Instructions to follow:
The required output is a single number: how many lines of the material contain the string "Write".

Dataset content:
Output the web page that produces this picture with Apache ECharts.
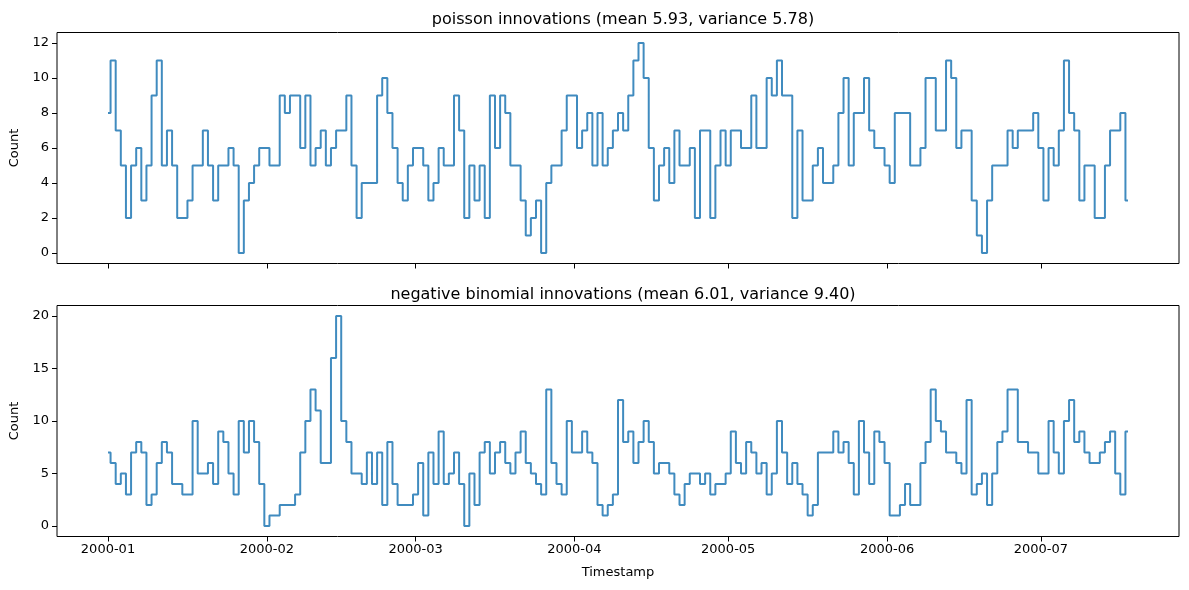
* * *
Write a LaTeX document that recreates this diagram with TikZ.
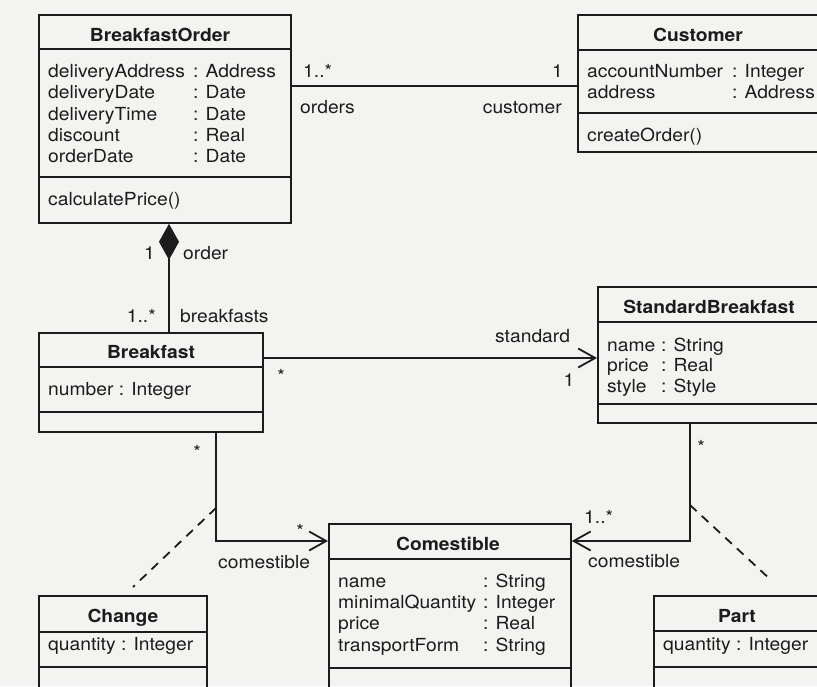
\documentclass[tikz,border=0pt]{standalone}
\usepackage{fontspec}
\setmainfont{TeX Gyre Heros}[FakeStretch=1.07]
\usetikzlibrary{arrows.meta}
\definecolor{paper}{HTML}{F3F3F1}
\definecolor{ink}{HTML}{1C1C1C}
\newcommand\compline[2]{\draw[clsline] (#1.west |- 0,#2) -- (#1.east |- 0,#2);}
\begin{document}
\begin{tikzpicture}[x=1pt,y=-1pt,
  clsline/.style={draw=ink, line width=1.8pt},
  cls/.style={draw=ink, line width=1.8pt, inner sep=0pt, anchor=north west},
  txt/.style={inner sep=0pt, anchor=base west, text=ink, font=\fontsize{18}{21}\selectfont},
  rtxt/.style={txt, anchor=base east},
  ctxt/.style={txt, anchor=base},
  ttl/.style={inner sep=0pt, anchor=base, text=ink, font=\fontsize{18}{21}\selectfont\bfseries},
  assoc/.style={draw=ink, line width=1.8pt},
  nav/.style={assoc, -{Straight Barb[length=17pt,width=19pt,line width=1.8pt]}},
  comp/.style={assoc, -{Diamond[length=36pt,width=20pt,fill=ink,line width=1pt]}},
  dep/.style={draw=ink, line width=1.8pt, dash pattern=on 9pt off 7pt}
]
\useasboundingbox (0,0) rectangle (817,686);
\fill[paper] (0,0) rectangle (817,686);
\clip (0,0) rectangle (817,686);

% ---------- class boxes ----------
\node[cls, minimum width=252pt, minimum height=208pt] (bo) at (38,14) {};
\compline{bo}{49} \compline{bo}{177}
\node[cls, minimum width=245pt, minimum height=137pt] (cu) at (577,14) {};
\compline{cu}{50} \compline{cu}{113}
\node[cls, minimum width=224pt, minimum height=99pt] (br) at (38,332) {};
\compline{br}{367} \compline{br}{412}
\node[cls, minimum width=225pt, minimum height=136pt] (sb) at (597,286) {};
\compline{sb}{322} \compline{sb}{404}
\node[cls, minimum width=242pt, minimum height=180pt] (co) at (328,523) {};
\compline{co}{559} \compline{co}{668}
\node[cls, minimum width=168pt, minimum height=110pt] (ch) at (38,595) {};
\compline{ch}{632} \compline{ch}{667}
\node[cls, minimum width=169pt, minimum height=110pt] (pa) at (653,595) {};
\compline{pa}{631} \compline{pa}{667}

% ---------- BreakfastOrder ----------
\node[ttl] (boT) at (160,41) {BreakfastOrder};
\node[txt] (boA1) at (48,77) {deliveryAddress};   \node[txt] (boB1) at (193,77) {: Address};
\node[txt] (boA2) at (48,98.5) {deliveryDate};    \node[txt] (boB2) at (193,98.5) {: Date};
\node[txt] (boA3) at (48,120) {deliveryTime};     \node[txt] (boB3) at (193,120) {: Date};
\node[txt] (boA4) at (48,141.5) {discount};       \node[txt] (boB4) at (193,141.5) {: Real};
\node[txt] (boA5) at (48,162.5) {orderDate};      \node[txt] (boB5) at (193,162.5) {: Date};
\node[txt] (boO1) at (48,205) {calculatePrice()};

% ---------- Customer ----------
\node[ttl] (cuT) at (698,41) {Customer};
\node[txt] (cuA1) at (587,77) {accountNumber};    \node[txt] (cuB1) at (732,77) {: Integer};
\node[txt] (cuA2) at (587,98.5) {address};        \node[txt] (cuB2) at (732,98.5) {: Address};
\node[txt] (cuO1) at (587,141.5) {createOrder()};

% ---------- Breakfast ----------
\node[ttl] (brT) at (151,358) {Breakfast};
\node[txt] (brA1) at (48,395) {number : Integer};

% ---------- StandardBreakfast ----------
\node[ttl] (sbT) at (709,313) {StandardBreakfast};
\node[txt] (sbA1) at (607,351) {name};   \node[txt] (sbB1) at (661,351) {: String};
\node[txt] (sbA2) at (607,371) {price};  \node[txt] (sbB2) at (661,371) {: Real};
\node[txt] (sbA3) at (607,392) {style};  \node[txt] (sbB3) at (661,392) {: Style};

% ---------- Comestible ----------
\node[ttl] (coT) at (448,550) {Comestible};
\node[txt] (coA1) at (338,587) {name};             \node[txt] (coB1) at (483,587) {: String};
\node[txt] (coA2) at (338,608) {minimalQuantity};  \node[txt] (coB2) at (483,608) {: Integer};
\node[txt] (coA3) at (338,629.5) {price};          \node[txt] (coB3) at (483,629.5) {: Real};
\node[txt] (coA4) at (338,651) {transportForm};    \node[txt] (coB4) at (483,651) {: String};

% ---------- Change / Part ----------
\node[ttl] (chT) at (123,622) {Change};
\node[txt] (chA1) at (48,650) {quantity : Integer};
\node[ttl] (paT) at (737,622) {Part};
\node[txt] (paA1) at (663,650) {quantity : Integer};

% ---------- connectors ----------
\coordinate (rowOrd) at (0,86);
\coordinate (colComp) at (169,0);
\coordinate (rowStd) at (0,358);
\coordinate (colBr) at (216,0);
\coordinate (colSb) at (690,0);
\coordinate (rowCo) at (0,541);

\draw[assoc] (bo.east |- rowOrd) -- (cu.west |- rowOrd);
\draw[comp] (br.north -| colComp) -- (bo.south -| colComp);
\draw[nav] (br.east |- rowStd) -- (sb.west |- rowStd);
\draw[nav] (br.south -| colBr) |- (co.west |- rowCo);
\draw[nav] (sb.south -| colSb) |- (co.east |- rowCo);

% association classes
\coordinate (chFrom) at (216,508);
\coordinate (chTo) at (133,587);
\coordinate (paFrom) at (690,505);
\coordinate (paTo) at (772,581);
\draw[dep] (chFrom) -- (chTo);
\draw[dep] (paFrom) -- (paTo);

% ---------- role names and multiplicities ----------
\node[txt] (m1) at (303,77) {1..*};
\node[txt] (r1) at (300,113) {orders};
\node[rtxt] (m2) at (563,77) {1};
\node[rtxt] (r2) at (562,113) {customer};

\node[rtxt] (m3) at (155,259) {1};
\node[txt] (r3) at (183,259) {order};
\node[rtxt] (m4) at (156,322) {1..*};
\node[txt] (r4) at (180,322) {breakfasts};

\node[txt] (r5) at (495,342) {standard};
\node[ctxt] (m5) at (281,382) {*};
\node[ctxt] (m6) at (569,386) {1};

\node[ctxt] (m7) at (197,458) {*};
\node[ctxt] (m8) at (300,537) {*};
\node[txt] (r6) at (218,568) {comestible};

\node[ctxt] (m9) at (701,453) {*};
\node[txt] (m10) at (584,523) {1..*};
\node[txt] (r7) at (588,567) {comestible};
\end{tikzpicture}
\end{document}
---
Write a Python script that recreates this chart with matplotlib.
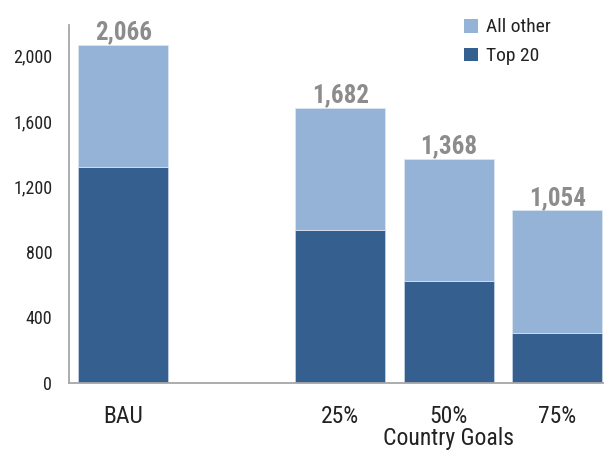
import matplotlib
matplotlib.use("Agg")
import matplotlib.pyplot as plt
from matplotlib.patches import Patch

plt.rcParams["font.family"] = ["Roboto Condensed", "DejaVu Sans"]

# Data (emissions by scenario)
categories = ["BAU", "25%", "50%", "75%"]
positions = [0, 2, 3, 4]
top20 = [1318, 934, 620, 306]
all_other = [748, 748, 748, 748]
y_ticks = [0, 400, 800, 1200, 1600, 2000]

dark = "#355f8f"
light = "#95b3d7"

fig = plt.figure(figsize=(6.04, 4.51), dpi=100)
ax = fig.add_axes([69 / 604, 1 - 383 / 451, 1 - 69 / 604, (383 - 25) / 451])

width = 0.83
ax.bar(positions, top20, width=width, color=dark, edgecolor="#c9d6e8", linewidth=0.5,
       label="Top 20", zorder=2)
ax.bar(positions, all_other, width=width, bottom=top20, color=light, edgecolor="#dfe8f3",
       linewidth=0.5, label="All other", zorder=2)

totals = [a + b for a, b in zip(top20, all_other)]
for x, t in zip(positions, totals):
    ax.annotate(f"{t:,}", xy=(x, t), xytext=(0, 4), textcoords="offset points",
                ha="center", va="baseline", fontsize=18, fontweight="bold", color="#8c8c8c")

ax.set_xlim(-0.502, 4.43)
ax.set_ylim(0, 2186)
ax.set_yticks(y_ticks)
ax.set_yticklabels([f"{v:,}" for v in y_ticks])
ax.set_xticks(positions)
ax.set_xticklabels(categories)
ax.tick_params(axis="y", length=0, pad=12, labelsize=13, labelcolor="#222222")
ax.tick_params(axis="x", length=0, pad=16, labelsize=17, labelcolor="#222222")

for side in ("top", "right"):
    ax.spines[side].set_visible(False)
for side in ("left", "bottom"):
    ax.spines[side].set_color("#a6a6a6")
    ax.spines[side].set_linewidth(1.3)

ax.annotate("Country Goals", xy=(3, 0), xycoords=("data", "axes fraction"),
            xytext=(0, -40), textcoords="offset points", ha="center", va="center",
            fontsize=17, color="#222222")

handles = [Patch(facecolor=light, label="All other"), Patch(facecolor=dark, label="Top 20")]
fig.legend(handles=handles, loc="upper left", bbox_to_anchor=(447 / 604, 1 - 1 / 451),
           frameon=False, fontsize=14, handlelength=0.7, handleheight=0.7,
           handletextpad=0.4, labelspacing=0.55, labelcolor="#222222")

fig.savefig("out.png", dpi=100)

Answer to the problem:
2